**Problem to solve**
Leaving the pictures out, print the lines from the first line of the listing through the line containing "rectangle ($(poor.south east)+(-4.5,-4.5)$);", exactly as they read, and no others.

=-=-=-=-=

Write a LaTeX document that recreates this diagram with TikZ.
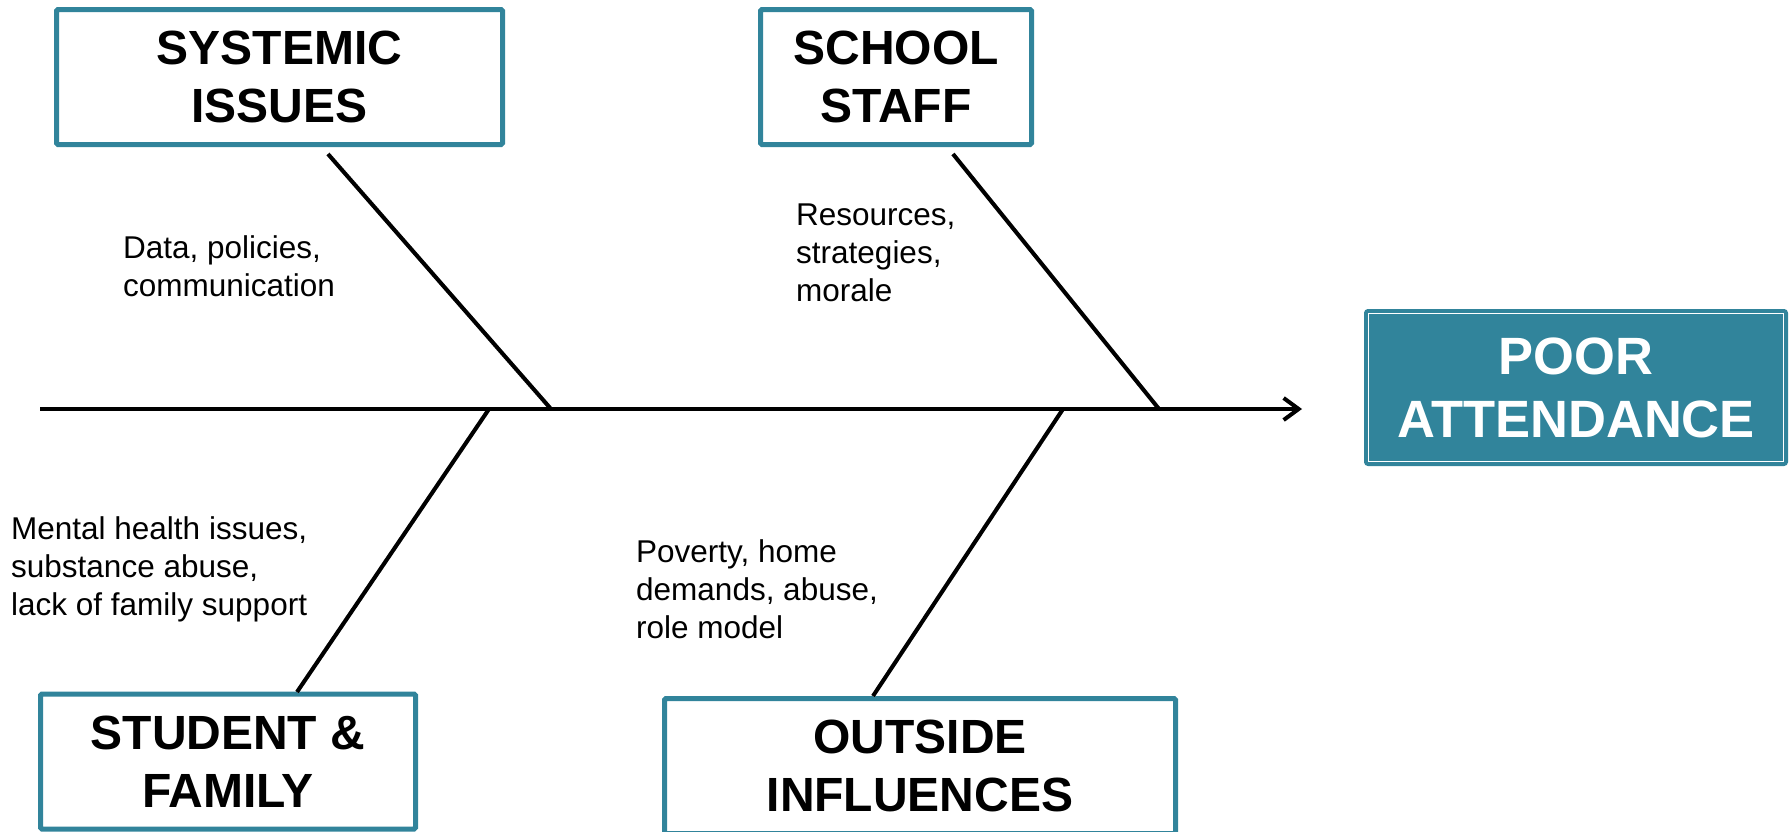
\documentclass[tikz,border=0pt]{standalone}
\usepackage{fontspec}
\setmainfont{Liberation Sans}
\usetikzlibrary{arrows.meta,calc}
\definecolor{teal1}{HTML}{31849B}
\begin{document}
\begin{tikzpicture}[x=1pt,y=-1pt,
  catbox/.style={draw=teal1, line width=5pt, fill=white, rounded corners=1.5pt,
    minimum height=135pt, align=center, inner sep=0pt,
    font=\fontsize{48}{58}\selectfont\bfseries},
  note/.style={anchor=north west, align=left, inner sep=0pt,
    font=\fontsize{31.5}{38}\selectfont},
  bone/.style={line width=4pt, black},
  shadowline/.style={line width=4pt, black!22}]
\useasboundingbox (0,0) rectangle (1792,831);
\clip (0,0) rectangle (1792,831);

% category boxes
\node[catbox, minimum width=446pt] (sys) at (279.5,77) {SYSTEMIC\\ISSUES};
\node[catbox, minimum width=271pt] (staff) at (896,77) {SCHOOL\\STAFF};
\node[catbox, minimum width=375pt] (stud) at (228,761.5) {STUDENT \&\\FAMILY};
\node[catbox, minimum width=511pt] (outs) at (920,766) {OUTSIDE\\INFLUENCES};

% effect box
\node[draw=teal1, line width=2pt, fill=teal1, rounded corners=3pt,
  minimum width=422pt, minimum height=155pt, inner sep=0pt, align=center,
  text=white, font=\fontsize{52.5}{63}\selectfont\bfseries] (poor) at (1576,387.5) {POOR\\ATTENDANCE};
\draw[white, line width=1.5pt] ($(poor.north west)+(4.5,4.5)$) rectangle ($(poor.south east)+(-4.5,-4.5)$);

% coordinates
\coordinate (spineStart) at (40,409);
\coordinate (spineEnd) at (1302,409);
\coordinate (b1) at (328,154);
\coordinate (j1) at (551,409);
\coordinate (b2) at (953,154);
\coordinate (j2) at (1159,409);
\coordinate (j3) at (489,409);
\coordinate (b3) at (297,692);
\coordinate (j4) at (1063,409);
\coordinate (b4) at (873,696);

% shadows
\begin{scope}[shift={(1.5,2.5)}]
\draw[shadowline] (spineStart) -- ($(spineEnd)+(-6,0)$);
\draw[shadowline] (b1) -- (j1);
\draw[shadowline] (b2) -- (j2);
\draw[shadowline] (j3) -- (b3);
\draw[shadowline] (j4) -- (b4);
\end{scope}

% spine and bones
\draw[bone, -{Straight Barb[length=15pt,width=22pt,line width=4pt]}] (spineStart) -- (spineEnd);
\draw[bone] (b1) -- (j1);
\draw[bone] (b2) -- (j2);
\draw[bone] (j3) -- (b3);
\draw[bone] (j4) -- (b4);

% notes
\node[note] (n1) at (123,235) {Data, policies,\\communication};
\node[note] (n2) at (796,204) {Resources,\\strategies,\\morale};
\node[note] (n3) at (11,516) {Mental health issues,\\substance abuse,\\lack of family support};
\node[note] (n4) at (636,539) {Poverty, home\\demands, abuse,\\role model};
\end{tikzpicture}
\end{document}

=-=-=-=-=

**Solution below**
Write a LaTeX document that recreates this diagram with TikZ.
\documentclass[tikz,border=0pt]{standalone}
\usepackage{fontspec}
\setmainfont{Liberation Sans}
\usetikzlibrary{arrows.meta,calc}
\definecolor{teal1}{HTML}{31849B}
\begin{document}
\begin{tikzpicture}[x=1pt,y=-1pt,
  catbox/.style={draw=teal1, line width=5pt, fill=white, rounded corners=1.5pt,
    minimum height=135pt, align=center, inner sep=0pt,
    font=\fontsize{48}{58}\selectfont\bfseries},
  note/.style={anchor=north west, align=left, inner sep=0pt,
    font=\fontsize{31.5}{38}\selectfont},
  bone/.style={line width=4pt, black},
  shadowline/.style={line width=4pt, black!22}]
\useasboundingbox (0,0) rectangle (1792,831);
\clip (0,0) rectangle (1792,831);

% category boxes
\node[catbox, minimum width=446pt] (sys) at (279.5,77) {SYSTEMIC\\ISSUES};
\node[catbox, minimum width=271pt] (staff) at (896,77) {SCHOOL\\STAFF};
\node[catbox, minimum width=375pt] (stud) at (228,761.5) {STUDENT \&\\FAMILY};
\node[catbox, minimum width=511pt] (outs) at (920,766) {OUTSIDE\\INFLUENCES};

% effect box
\node[draw=teal1, line width=2pt, fill=teal1, rounded corners=3pt,
  minimum width=422pt, minimum height=155pt, inner sep=0pt, align=center,
  text=white, font=\fontsize{52.5}{63}\selectfont\bfseries] (poor) at (1576,387.5) {POOR\\ATTENDANCE};
\draw[white, line width=1.5pt] ($(poor.north west)+(4.5,4.5)$) rectangle ($(poor.south east)+(-4.5,-4.5)$);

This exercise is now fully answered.